> _Exercise prompt_
Copy the data exactly as it appears, and do not include any pictures.

— begin —

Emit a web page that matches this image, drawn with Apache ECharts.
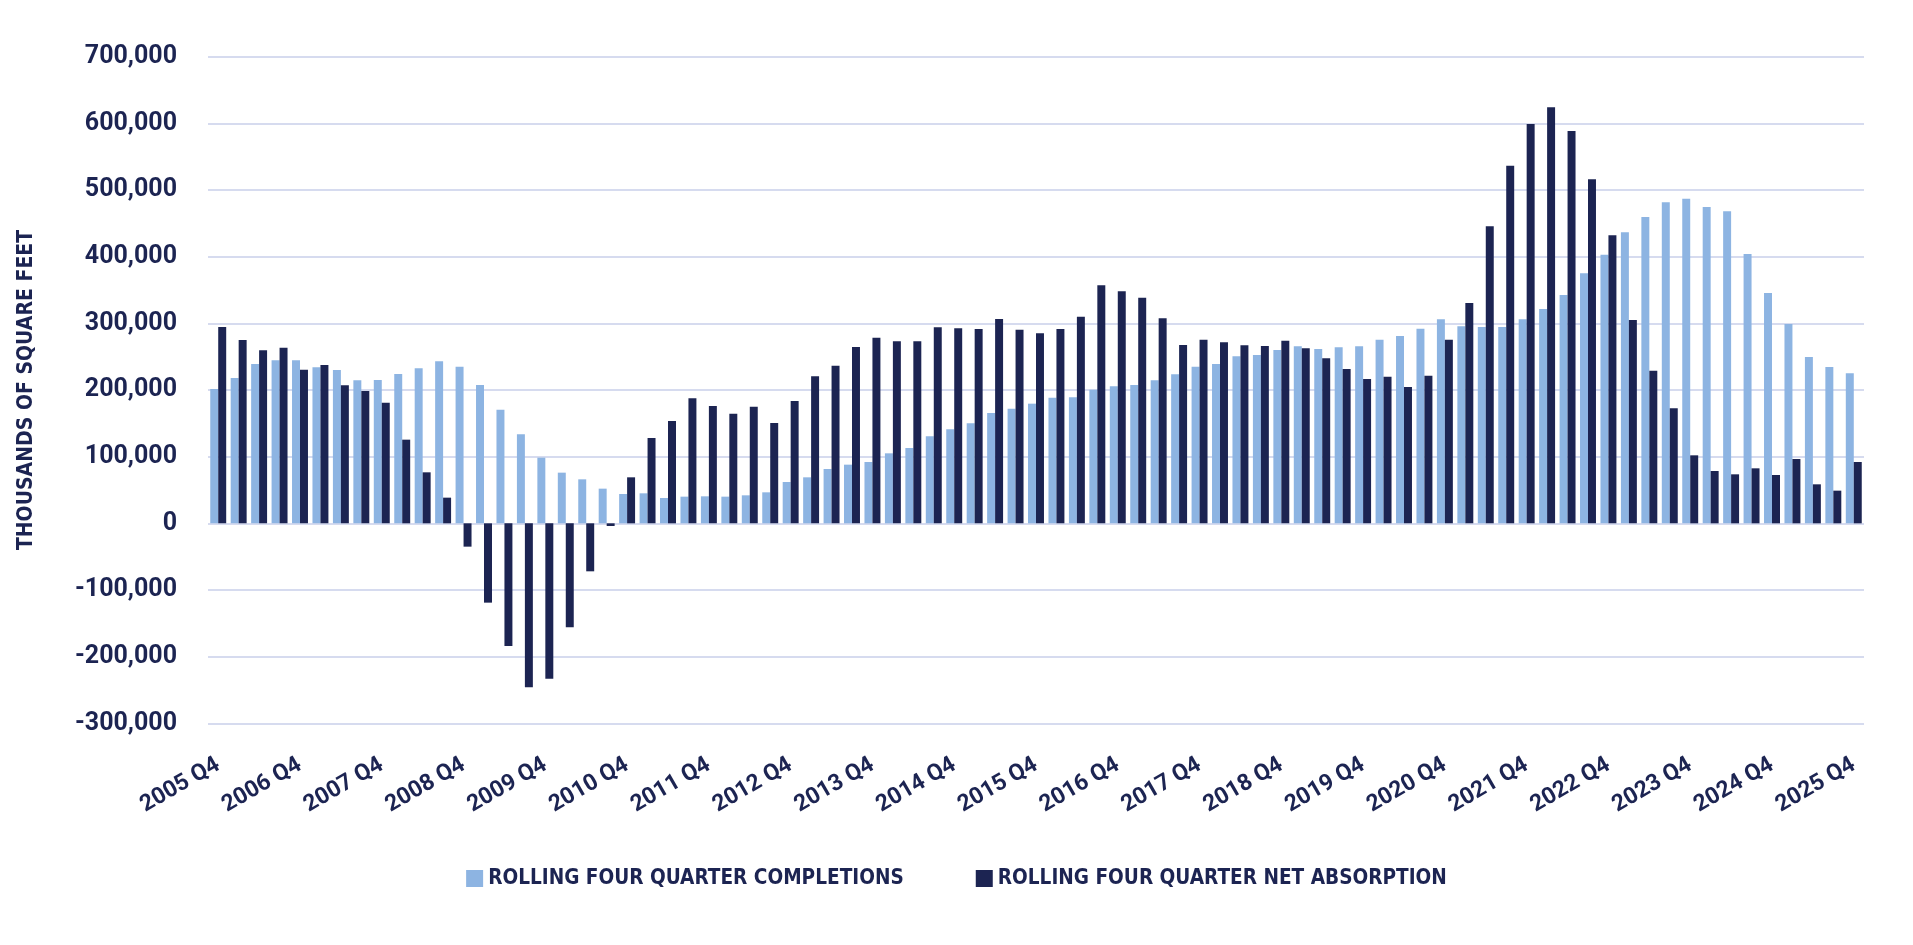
<!DOCTYPE html>
<html>
<head>
<meta charset="utf-8">
<script src="https://cdn.jsdelivr.net/npm/echarts@6/dist/echarts.min.js"></script>
<style>
html,body{margin:0;padding:0;background:#fff;}
#chart{width:1913px;height:945px;}
</style>
</head>
<body>
<div id="chart"></div>
<script>
const categories = [
 "2005 Q4","2006 Q1","2006 Q2","2006 Q3","2006 Q4","2007 Q1","2007 Q2","2007 Q3","2007 Q4",
 "2008 Q1","2008 Q2","2008 Q3","2008 Q4","2009 Q1","2009 Q2","2009 Q3","2009 Q4",
 "2010 Q1","2010 Q2","2010 Q3","2010 Q4","2011 Q1","2011 Q2","2011 Q3","2011 Q4",
 "2012 Q1","2012 Q2","2012 Q3","2012 Q4","2013 Q1","2013 Q2","2013 Q3","2013 Q4",
 "2014 Q1","2014 Q2","2014 Q3","2014 Q4","2015 Q1","2015 Q2","2015 Q3","2015 Q4",
 "2016 Q1","2016 Q2","2016 Q3","2016 Q4","2017 Q1","2017 Q2","2017 Q3","2017 Q4",
 "2018 Q1","2018 Q2","2018 Q3","2018 Q4","2019 Q1","2019 Q2","2019 Q3","2019 Q4",
 "2020 Q1","2020 Q2","2020 Q3","2020 Q4","2021 Q1","2021 Q2","2021 Q3","2021 Q4",
 "2022 Q1","2022 Q2","2022 Q3","2022 Q4","2023 Q1","2023 Q2","2023 Q3","2023 Q4",
 "2024 Q1","2024 Q2","2024 Q3","2024 Q4","2025 Q1","2025 Q2","2025 Q3","2025 Q4"
];

const completions = [
 201500, 218000, 239000, 244500, 244500, 234000, 230000, 214500, 215000, 224000,
 232500, 243000, 235000, 207500, 170500, 133500, 98500, 76000, 66000, 52000,
 44000, 45000, 38000, 40000, 40500, 40000, 42000, 46500, 62000, 69000,
 81500, 88000, 92000, 105000, 113000, 130500, 141000, 150000, 165500, 172000,
 179500, 188500, 189000, 200500, 205500, 207500, 214500, 223500, 235000, 239000,
 250500, 252500, 260000, 265500, 261500, 264000, 265500, 275500, 281000, 292000,
 306000, 295500, 294500, 294500, 306000, 321500, 342500, 375000, 403000, 436500,
 459500, 481500, 487000, 474500, 468000, 404000, 345500, 299000, 249500, 234500,
 225000
];

const netAbsorption = [
 294500, 275000, 259500, 263500, 230500, 237500, 207000, 198500, 181000, 125500,
 76500, 38500, -35000, -119000, -184000, -246000, -233000, -156000, -72000, -4000,
 69000, 128000, 153500, 187500, 176000, 164500, 175000, 150500, 183500, 220500,
 236500, 264500, 278500, 273000, 273000, 294000, 292500, 291500, 306500, 290500,
 285000, 291500, 310000, 357000, 348000, 338500, 307500, 267500, 275500, 271500,
 267000, 266000, 274000, 262500, 247500, 231500, 216500, 220000, 204500, 221500,
 275500, 330500, 445500, 536500, 599000, 624000, 588500, 516000, 432000, 305000,
 229000, 172500, 102000, 78500, 73500, 82500, 72500, 96500, 58500, 49000,
 92000
];

const seriesNames = ["ROLLING FOUR QUARTER COMPLETIONS", "ROLLING FOUR QUARTER NET ABSORPTION"];
const yAxisTitle = "THOUSANDS OF SQUARE FEET";

const NAVY = "#1c2452";
const LIGHT = "#8db4e2";
const condensed = "'DejaVu Sans Condensed', sans-serif";

const chart = echarts.init(document.getElementById('chart'), null, {renderer: 'canvas'});
chart.setOption({
  animation: false,
  backgroundColor: '#ffffff',
  grid: {left: 208, right: 49, top: 56.7, bottom: 221.7, outerBoundsMode: 'none'},
  legend: {
    left: 'center', top: 863,
    itemWidth: 17, itemHeight: 17, itemGap: 72,
    icon: 'rect',
    textStyle: {color: NAVY, fontFamily: condensed, fontWeight: 'bold', fontSize: 20.6},
    data: seriesNames
  },
  xAxis: {
    type: 'category',
    data: categories,
    axisLine: {show: false, onZero: false},
    axisTick: {show: false},
    axisLabel: {
      interval: 3, rotate: 30, margin: 40,
      color: NAVY, fontFamily: 'Roboto', fontWeight: 'bold', fontSize: 23
    },
    splitLine: {show: false}
  },
  yAxis: {
    type: 'value',
    min: -300000, max: 700000, interval: 100000,
    name: yAxisTitle,
    nameLocation: 'middle',
    nameRotate: 90,
    nameGap: 171,
    nameTextStyle: {color: NAVY, fontFamily: condensed, fontWeight: 'bold', fontSize: 21},
    axisLine: {show: false},
    axisTick: {show: false},
    axisLabel: {
      margin: 31,
      color: NAVY, fontFamily: 'Roboto', fontWeight: 'bold', fontSize: 25,
      formatter: v => v.toLocaleString('en-US')
    },
    splitLine: {lineStyle: {color: '#d6dbef', width: 2}}
  },
  series: [
    {name: seriesNames[0], type: 'bar', data: completions, barGap: '0%', barCategoryGap: '22%',
     itemStyle: {color: LIGHT}},
    {name: seriesNames[1], type: 'bar', data: netAbsorption, barGap: '0%', barCategoryGap: '22%',
     itemStyle: {color: NAVY}}
  ]
});
</script>
</body>
</html>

— end —

> _Answer to the task_
Emit a web page that matches this image, drawn with Apache ECharts.
<!DOCTYPE html>
<html>
<head>
<meta charset="utf-8">
<script src="https://cdn.jsdelivr.net/npm/echarts@6/dist/echarts.min.js"></script>
<style>
html,body{margin:0;padding:0;background:#fff;}
#chart{width:1913px;height:945px;}
</style>
</head>
<body>
<div id="chart"></div>
<script>
const categories = [
 "2005 Q4","2006 Q1","2006 Q2","2006 Q3","2006 Q4","2007 Q1","2007 Q2","2007 Q3","2007 Q4",
 "2008 Q1","2008 Q2","2008 Q3","2008 Q4","2009 Q1","2009 Q2","2009 Q3","2009 Q4",
 "2010 Q1","2010 Q2","2010 Q3","2010 Q4","2011 Q1","2011 Q2","2011 Q3","2011 Q4",
 "2012 Q1","2012 Q2","2012 Q3","2012 Q4","2013 Q1","2013 Q2","2013 Q3","2013 Q4",
 "2014 Q1","2014 Q2","2014 Q3","2014 Q4","2015 Q1","2015 Q2","2015 Q3","2015 Q4",
 "2016 Q1","2016 Q2","2016 Q3","2016 Q4","2017 Q1","2017 Q2","2017 Q3","2017 Q4",
 "2018 Q1","2018 Q2","2018 Q3","2018 Q4","2019 Q1","2019 Q2","2019 Q3","2019 Q4",
 "2020 Q1","2020 Q2","2020 Q3","2020 Q4","2021 Q1","2021 Q2","2021 Q3","2021 Q4",
 "2022 Q1","2022 Q2","2022 Q3","2022 Q4","2023 Q1","2023 Q2","2023 Q3","2023 Q4",
 "2024 Q1","2024 Q2","2024 Q3","2024 Q4","2025 Q1","2025 Q2","2025 Q3","2025 Q4"
];

const completions = [
 201500, 218000, 239000, 244500, 244500, 234000, 230000, 214500, 215000, 224000,
 232500, 243000, 235000, 207500, 170500, 133500, 98500, 76000, 66000, 52000,
 44000, 45000, 38000, 40000, 40500, 40000, 42000, 46500, 62000, 69000,
 81500, 88000, 92000, 105000, 113000, 130500, 141000, 150000, 165500, 172000,
 179500, 188500, 189000, 200500, 205500, 207500, 214500, 223500, 235000, 239000,
 250500, 252500, 260000, 265500, 261500, 264000, 265500, 275500, 281000, 292000,
 306000, 295500, 294500, 294500, 306000, 321500, 342500, 375000, 403000, 436500,
 459500, 481500, 487000, 474500, 468000, 404000, 345500, 299000, 249500, 234500,
 225000
];

const netAbsorption = [
 294500, 275000, 259500, 263500, 230500, 237500, 207000, 198500, 181000, 125500,
 76500, 38500, -35000, -119000, -184000, -246000, -233000, -156000, -72000, -4000,
 69000, 128000, 153500, 187500, 176000, 164500, 175000, 150500, 183500, 220500,
 236500, 264500, 278500, 273000, 273000, 294000, 292500, 291500, 306500, 290500,
 285000, 291500, 310000, 357000, 348000, 338500, 307500, 267500, 275500, 271500,
 267000, 266000, 274000, 262500, 247500, 231500, 216500, 220000, 204500, 221500,
 275500, 330500, 445500, 536500, 599000, 624000, 588500, 516000, 432000, 305000,
 229000, 172500, 102000, 78500, 73500, 82500, 72500, 96500, 58500, 49000,
 92000
];

const seriesNames = ["ROLLING FOUR QUARTER COMPLETIONS", "ROLLING FOUR QUARTER NET ABSORPTION"];
const yAxisTitle = "THOUSANDS OF SQUARE FEET";

const NAVY = "#1c2452";
const LIGHT = "#8db4e2";
const condensed = "'DejaVu Sans Condensed', sans-serif";

const chart = echarts.init(document.getElementById('chart'), null, {renderer: 'canvas'});
chart.setOption({
  animation: false,
  backgroundColor: '#ffffff',
  grid: {left: 208, right: 49, top: 56.7, bottom: 221.7, outerBoundsMode: 'none'},
  legend: {
    left: 'center', top: 863,
    itemWidth: 17, itemHeight: 17, itemGap: 72,
    icon: 'rect',
    textStyle: {color: NAVY, fontFamily: condensed, fontWeight: 'bold', fontSize: 20.6},
    data: seriesNames
  },
  xAxis: {
    type: 'category',
    data: categories,
    axisLine: {show: false, onZero: false},
    axisTick: {show: false},
    axisLabel: {
      interval: 3, rotate: 30, margin: 40,
      color: NAVY, fontFamily: 'Roboto', fontWeight: 'bold', fontSize: 23
    },
    splitLine: {show: false}
  },
  yAxis: {
    type: 'value',
    min: -300000, max: 700000, interval: 100000,
    name: yAxisTitle,
    nameLocation: 'middle',
    nameRotate: 90,
    nameGap: 171,
    nameTextStyle: {color: NAVY, fontFamily: condensed, fontWeight: 'bold', fontSize: 21},
    axisLine: {show: false},
    axisTick: {show: false},
    axisLabel: {
      margin: 31,
      color: NAVY, fontFamily: 'Roboto', fontWeight: 'bold', fontSize: 25,
      formatter: v => v.toLocaleString('en-US')
    },
    splitLine: {lineStyle: {color: '#d6dbef', width: 2}}
  },
  series: [
    {name: seriesNames[0], type: 'bar', data: completions, barGap: '0%', barCategoryGap: '22%',
     itemStyle: {color: LIGHT}},
    {name: seriesNames[1], type: 'bar', data: netAbsorption, barGap: '0%', barCategoryGap: '22%',
     itemStyle: {color: NAVY}}
  ]
});
</script>
</body>
</html>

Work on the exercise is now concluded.